Copy out exactly the lines from the one holding "Generate a web" through the one holding "var errData = values.map(function", ends included; omit images.
[Start]
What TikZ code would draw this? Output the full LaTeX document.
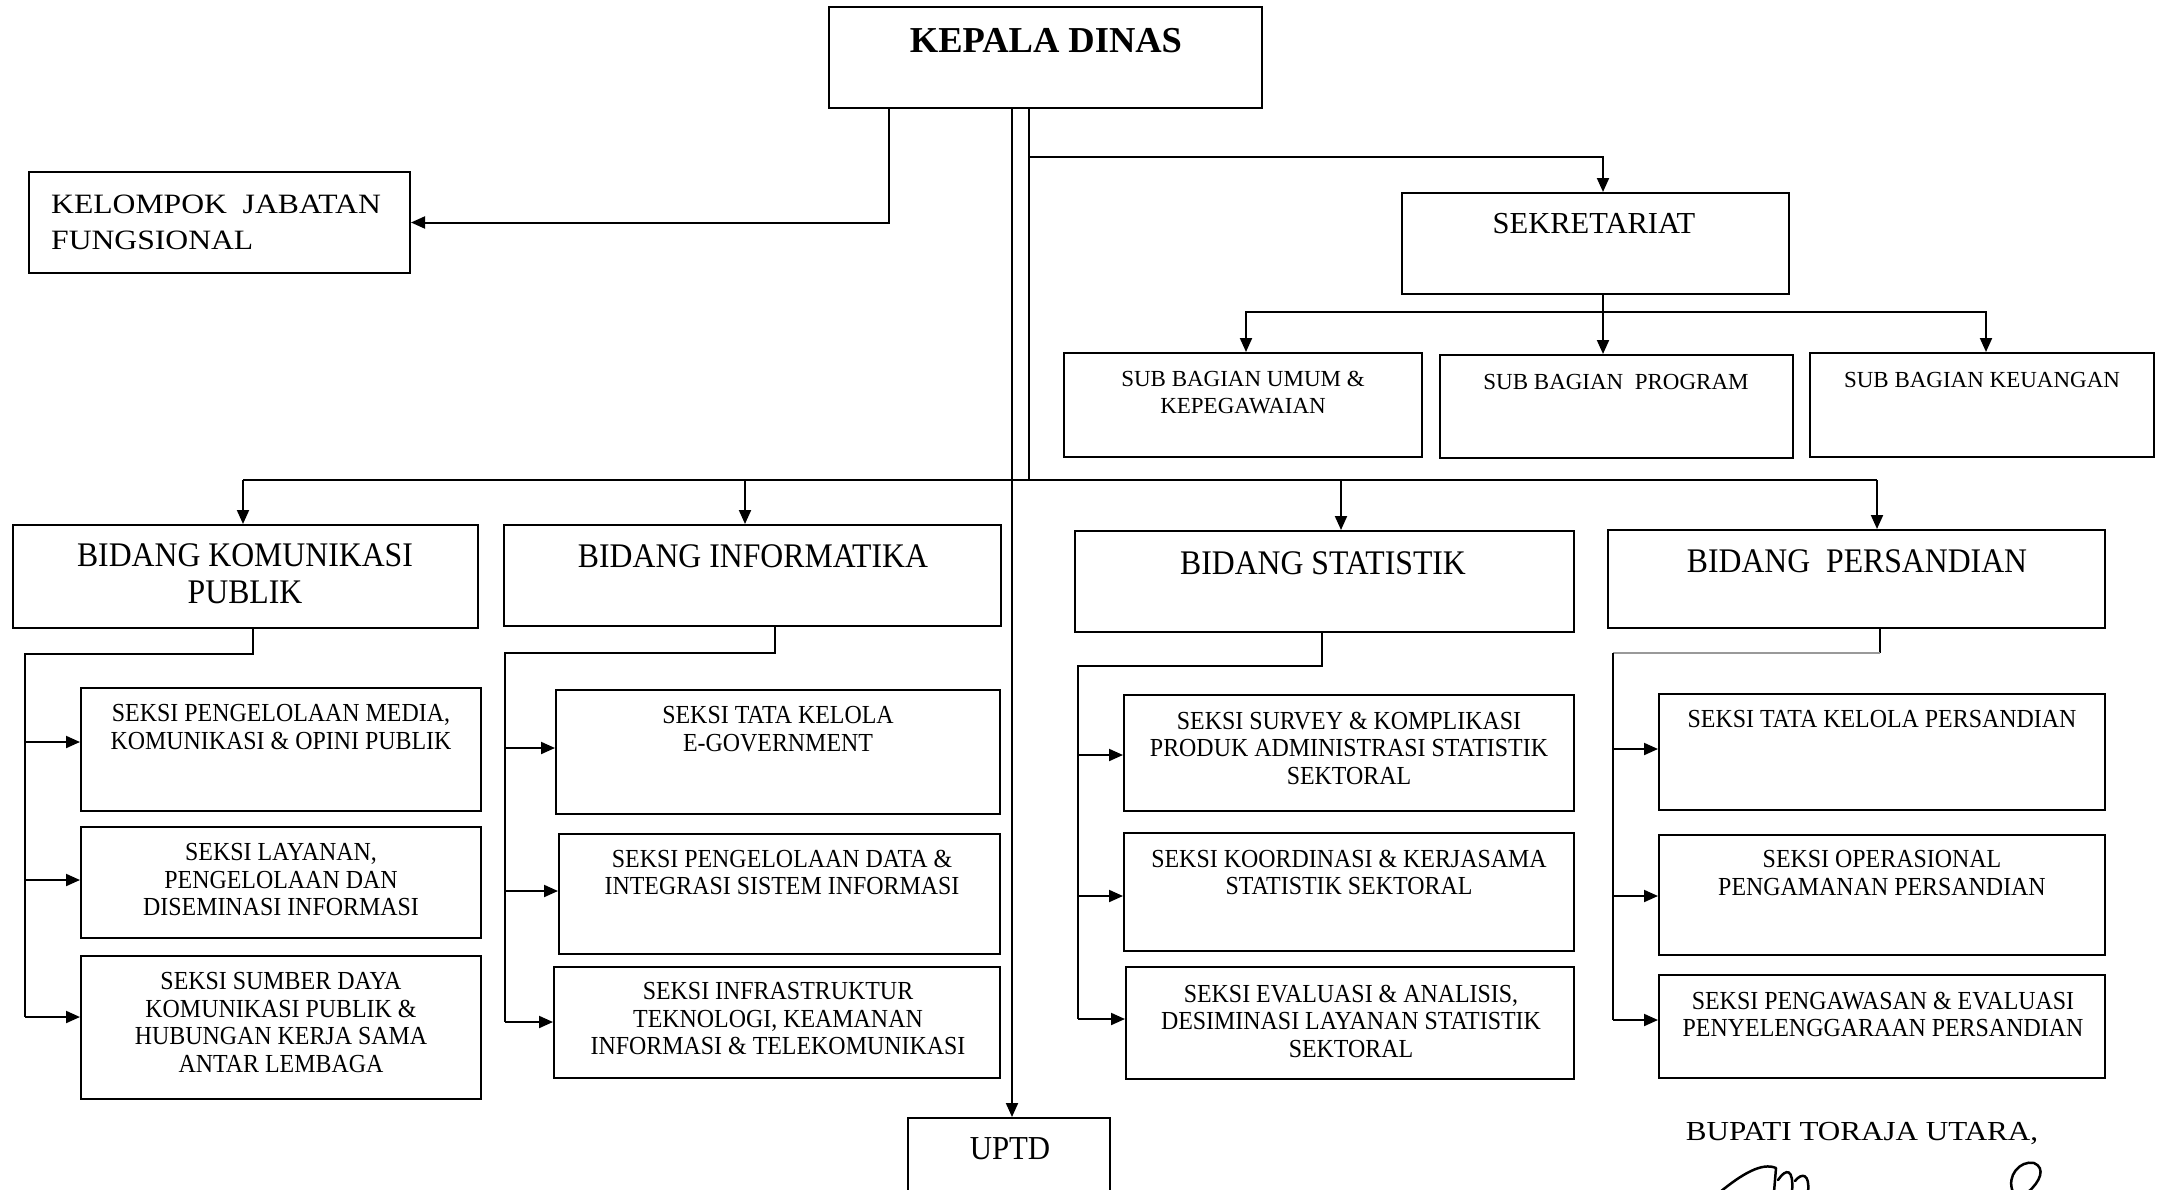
\documentclass[tikz,border=0pt]{standalone}
\usepackage{fontspec}
\setmainfont{Liberation Serif}
\newfontfamily\narrowserif{Liberation Serif}[FakeStretch=0.92]
\newfontfamily\wideserif{Liberation Serif}[FakeStretch=1.13]
\usetikzlibrary{arrows.meta}
\def\fs#1#2{\fontsize{#1}{#2}\selectfont}

\begin{document}
\begin{tikzpicture}[x=1pt,y=-1pt,
	box/.style={draw, line width=2pt, inner sep=0pt},
	txt/.style={anchor=north, inner sep=0pt, align=center},
	ln/.style={line width=2pt},
	arr/.style={line width=2pt, -{Triangle[length=14pt,width=12pt]}},
	seksi/.style={txt, font=\narrowserif\fs{26}{27.5}},
	bidang/.style={txt, font=\narrowserif\fs{34.5}{37}},
	subbag/.style={txt, font=\fs{23}{27}}]
	\useasboundingbox (0,0) rectangle (2157,1189);
	\clip (0,0) rectangle (2157,1189);
	
	% boxes
	\node[box, minimum width=433, minimum height=101] (kepala) at (1045.5,57.5) {};
	\node[box, minimum width=381, minimum height=101] (kelompok) at (219.5,222.5) {};
	\node[box, minimum width=387, minimum height=101] (sekre) at (1595.5,243.5) {};
	\node[box, minimum width=358, minimum height=104] (umum) at (1243,405) {};
	\node[box, minimum width=353, minimum height=103] (program) at (1616.5,406.5) {};
	\node[box, minimum width=344, minimum height=104] (keuangan) at (1982,405) {};
	
	\node[box, minimum width=465, minimum height=103] (bidkom) at (245.5,576.5) {};
	\node[box, minimum width=497, minimum height=101] (bidinfo) at (752.5,575.5) {};
	\node[box, minimum width=499, minimum height=101] (bidstat) at (1324.5,581.5) {};
	\node[box, minimum width=497, minimum height=98] (bidpers) at (1856.5,579) {};
	
	\node[box, minimum width=400, minimum height=123] (kom1) at (281,749.5) {};
	\node[box, minimum width=400, minimum height=111] (kom2) at (281,882.5) {};
	\node[box, minimum width=400, minimum height=143] (kom3) at (281,1027.5) {};
	\node[box, minimum width=444, minimum height=124] (inf1) at (778,752) {};
	\node[box, minimum width=441, minimum height=120] (inf2) at (779.5,894) {};
	\node[box, minimum width=446, minimum height=111] (inf3) at (777,1022.5) {};
	\node[box, minimum width=450, minimum height=116] (sta1) at (1349,753) {};
	\node[box, minimum width=450, minimum height=118] (sta2) at (1349,892) {};
	\node[box, minimum width=448, minimum height=112] (sta3) at (1350,1023) {};
	\node[box, minimum width=446, minimum height=116] (per1) at (1882,752) {};
	\node[box, minimum width=446, minimum height=120] (per2) at (1882,895) {};
	\node[box, minimum width=446, minimum height=103] (per3) at (1882,1026.5) {};
	
	\node[box, minimum width=202, minimum height=142] (uptd) at (1009,1189) {};
	
	% texts
	\node[txt, font=\bfseries\fs{36.5}{40}] (kepalaT) at (1046,28) {KEPALA DINAS};
	\node[txt, anchor=north west, align=left, font=\wideserif\fs{28}{36}] (kelompokT) at (51,195) {KELOMPOK\ \ JABATAN\\FUNGSIONAL};
	\node[txt, font=\fs{30.5}{34}] (sekreT) at (1594,213) {SEKRETARIAT};
	\node[subbag] (umumT) at (1243,370.5) {SUB BAGIAN UMUM \&\\KEPEGAWAIAN};
	\node[subbag] (programT) at (1616,374.5) {SUB BAGIAN\ \ PROGRAM};
	\node[subbag] (keuanganT) at (1982,372.5) {SUB BAGIAN KEUANGAN};
	
	\node[bidang] (bidkomT) at (245,543.7) {BIDANG KOMUNIKASI\\PUBLIK};
	\node[bidang] (bidinfoT) at (753,544.7) {BIDANG INFORMATIKA};
	\node[bidang] (bidstatT) at (1323,551) {BIDANG STATISTIK};
	\node[bidang] (bidpersT) at (1857,549) {BIDANG\ \ PERSANDIAN};
	
	\node[seksi] (kom1T) at (281,704.5) {SEKSI PENGELOLAAN MEDIA,\\KOMUNIKASI \& OPINI PUBLIK};
	\node[seksi] (kom2T) at (281,843.5) {SEKSI LAYANAN,\\PENGELOLAAN DAN\\DISEMINASI INFORMASI};
	\node[seksi] (kom3T) at (281,972.5) {SEKSI SUMBER DAYA\\KOMUNIKASI PUBLIK \&\\HUBUNGAN KERJA SAMA\\ANTAR LEMBAGA};
	\node[seksi] (inf1T) at (778,706.5) {SEKSI TATA KELOLA\\E-GOVERNMENT};
	\node[seksi] (inf2T) at (782,849.5) {SEKSI PENGELOLAAN DATA \&\\INTEGRASI SISTEM INFORMASI};
	\node[seksi] (inf3T) at (778,982.5) {SEKSI INFRASTRUKTUR\\TEKNOLOGI, KEAMANAN\\INFORMASI \& TELEKOMUNIKASI};
	\node[seksi] (sta1T) at (1349,711.5) {SEKSI SURVEY \& KOMPLIKASI\\PRODUK ADMINISTRASI STATISTIK\\SEKTORAL};
	\node[seksi] (sta2T) at (1349,849.5) {SEKSI KOORDINASI \& KERJASAMA\\STATISTIK SEKTORAL};
	\node[seksi] (sta3T) at (1351,984.5) {SEKSI EVALUASI \& ANALISIS,\\DESIMINASI LAYANAN STATISTIK\\SEKTORAL};
	\node[seksi] (per1T) at (1882,710.5) {SEKSI TATA KELOLA PERSANDIAN};
	\node[seksi] (per2T) at (1882,850.5) {SEKSI OPERASIONAL\\PENGAMANAN PERSANDIAN};
	\node[seksi] (per3T) at (1883,991.5) {SEKSI PENGAWASAN \& EVALUASI\\PENYELENGGARAAN PERSANDIAN};
	
	\node[txt, font=\narrowserif\fs{33.5}{36}] (uptdT) at (1010,1137) {UPTD};
	\node[txt, font=\wideserif\fs{27.5}{30}] (bupati) at (1862,1122) {BUPATI TORAJA UTARA,};
	
	% lines from kepala dinas
	\coordinate (trunkL) at (1012,0 |- kepala.south);
	\coordinate (trunkR) at (1029,0 |- kepala.south);
	\coordinate (bus) at (1029,480);
	\draw[arr] (889,0 |- kepala.south) |- (kelompok.east);
	\draw[ln] (trunkR) -- (bus);
	\draw[ln] (243,480) -- (1877,480);
	\draw[arr] (trunkL) -- (1012,0 |- uptd.north);
	\draw[arr] (1029,157) -| (1603,0 |- sekre.north);
	\foreach \x/\b in {243/bidkom,745/bidinfo,1341/bidstat,1877/bidpers}
		\draw[arr] (\x,480) -- (\x,0 |- \b.north);
	
	% sekretariat
	\draw[arr] (1603,0 |- sekre.south) -- (1603,0 |- program.north);
	\draw[arr] (1603,312) -| (1246,0 |- umum.north);
	\draw[arr] (1603,312) -| (1986,0 |- keuangan.north);
	
	% bidang to seksi
	\draw[ln] (253,0 |- bidkom.south) |- (25,654) -- (25,1017);
	\foreach \y/\s in {742/kom1,880/kom2,1017/kom3}
		\draw[arr] (25,\y) -- (\s.west |- 0,\y);
	\draw[ln] (775,0 |- bidinfo.south) |- (505,653) -- (505,1022);
	\foreach \y/\s in {748/inf1,891/inf2,1022/inf3}
		\draw[arr] (505,\y) -- (\s.west |- 0,\y);
	\draw[ln] (1322,0 |- bidstat.south) |- (1078,666) -- (1078,1019);
	\foreach \y/\s in {755/sta1,896/sta2,1019/sta3}
		\draw[arr] (1078,\y) -- (\s.west |- 0,\y);
	\draw[ln] (1880,0 |- bidpers.south) -- (1880,653);
	\draw[ln, black!40, line width=1.5pt] (1880,653) -- (1613,653);
	\draw[ln] (1613,653) -- (1613,1020);
	\foreach \y/\s in {749/per1,896/per2,1020/per3}
		\draw[arr] (1613,\y) -- (\s.west |- 0,\y);
	
	% signature
	\draw[line width=2.5pt, line cap=round, line join=round] (1720,1192) .. controls (1742,1174) and (1762,1162) .. (1776,1168) -- (1774,1192);
	\draw[line width=2.5pt, line cap=round] (1778,1180) .. controls (1786,1168) and (1794,1168) .. (1792,1192);
	\draw[line width=2.5pt, line cap=round] (1795,1181) .. controls (1802,1172) and (1810,1174) .. (1808,1192);
	\draw[line width=2.5pt, line cap=round] (2013,1192) .. controls (2006,1176) and (2020,1160) .. (2034,1163) .. controls (2046,1168) and (2040,1182) .. (2028,1192);
\end{tikzpicture}
\end{document}
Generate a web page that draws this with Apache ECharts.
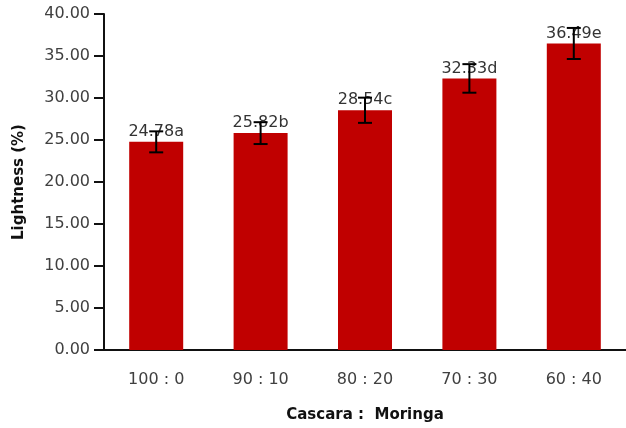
<!DOCTYPE html>
<html>
<head>
<meta charset="utf-8">
<script src="https://cdn.jsdelivr.net/npm/echarts@6/dist/echarts.min.js"></script>
<style>
html,body{margin:0;padding:0;background:#fff;}
#chart{width:626px;height:428px;}
</style>
</head>
<body>
<div id="chart"></div>
<script>
var categories = ['100 : 0', '90 : 10', '80 : 20', '70 : 30', '60 : 40'];
var values = [24.78, 25.82, 28.54, 32.33, 36.49];
var errors = [1.25, 1.3, 1.5, 1.7, 1.85];
var letters = ['a', 'b', 'c', 'd', 'e'];
var yTicks = { min: 0, max: 40, interval: 5 };

var errData = values.map(function (v, i) { return [i, v - errors[i], v + errors[i]]; });

var chart = echarts.init(document.getElementById('chart'));
var axisFont = { fontFamily: 'DejaVu Sans', fontSize: 16, color: '#404040' };
chart.setOption({
  animation: false,
  grid: { left: 104, top: 14, width: 530, height: 337 },
  xAxis: {
    type: 'category',
    data: categories,
    name: 'Cascara :  Moringa',
    nameLocation: 'middle',
    nameGap: 58,
    nameTextStyle: { fontFamily: 'DejaVu Sans', fontSize: 15, fontWeight: 'bold', color: '#111', verticalAlign: 'top' },
    axisLine: { lineStyle: { color: '#111', width: 2 } },
    axisTick: { length: 9, lineStyle: { color: '#111', width: 2 } },
    axisLabel: Object.assign({ margin: 22 }, axisFont)
  },
  yAxis: {
    type: 'value',
    min: yTicks.min, max: yTicks.max, interval: yTicks.interval,
    name: 'Lightness (%)',
    nameLocation: 'middle',
    nameGap: 77,
    nameTextStyle: { fontFamily: 'DejaVu Sans', fontSize: 15, fontWeight: 'bold', color: '#111' },
    axisLine: { show: true, lineStyle: { color: '#111', width: 2 } },
    axisTick: { show: true, length: 10, lineStyle: { color: '#111', width: 2 } },
    splitLine: { show: false },
    axisLabel: Object.assign({ margin: 14, formatter: function (v) { return v.toFixed(2); } }, axisFont)
  },
  series: [{
    type: 'bar',
    data: values,
    barWidth: 54,
    itemStyle: { color: '#c00000' },
    label: {
      show: true, position: 'top', distance: 2,
      fontFamily: 'DejaVu Sans', fontSize: 16, color: '#333',
      formatter: function (p) { return p.value.toFixed(2) + letters[p.dataIndex]; }
    },
    z: 2
  }, {
    type: 'custom',
    data: errData,
    z: 5,
    renderItem: function (params, api) {
      var i = api.value(0);
      var lo = api.coord([i, api.value(1)]);
      var hi = api.coord([i, api.value(2)]);
      var hw = 7;
      var st = { stroke: '#000', lineWidth: 2 };
      return {
        type: 'group',
        children: [
          { type: 'line', shape: { x1: lo[0], y1: lo[1], x2: hi[0], y2: hi[1] }, style: st },
          { type: 'line', shape: { x1: lo[0] - hw, y1: lo[1], x2: lo[0] + hw, y2: lo[1] }, style: st },
          { type: 'line', shape: { x1: hi[0] - hw, y1: hi[1], x2: hi[0] + hw, y2: hi[1] }, style: st }
        ]
      };
    }
  }]
});
</script>
</body>
</html>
[End]
• EXERCISE RESPONSE:
Generate a web page that draws this with Apache ECharts.
<!DOCTYPE html>
<html>
<head>
<meta charset="utf-8">
<script src="https://cdn.jsdelivr.net/npm/echarts@6/dist/echarts.min.js"></script>
<style>
html,body{margin:0;padding:0;background:#fff;}
#chart{width:626px;height:428px;}
</style>
</head>
<body>
<div id="chart"></div>
<script>
var categories = ['100 : 0', '90 : 10', '80 : 20', '70 : 30', '60 : 40'];
var values = [24.78, 25.82, 28.54, 32.33, 36.49];
var errors = [1.25, 1.3, 1.5, 1.7, 1.85];
var letters = ['a', 'b', 'c', 'd', 'e'];
var yTicks = { min: 0, max: 40, interval: 5 };

var errData = values.map(function (v, i) { return [i, v - errors[i], v + errors[i]]; });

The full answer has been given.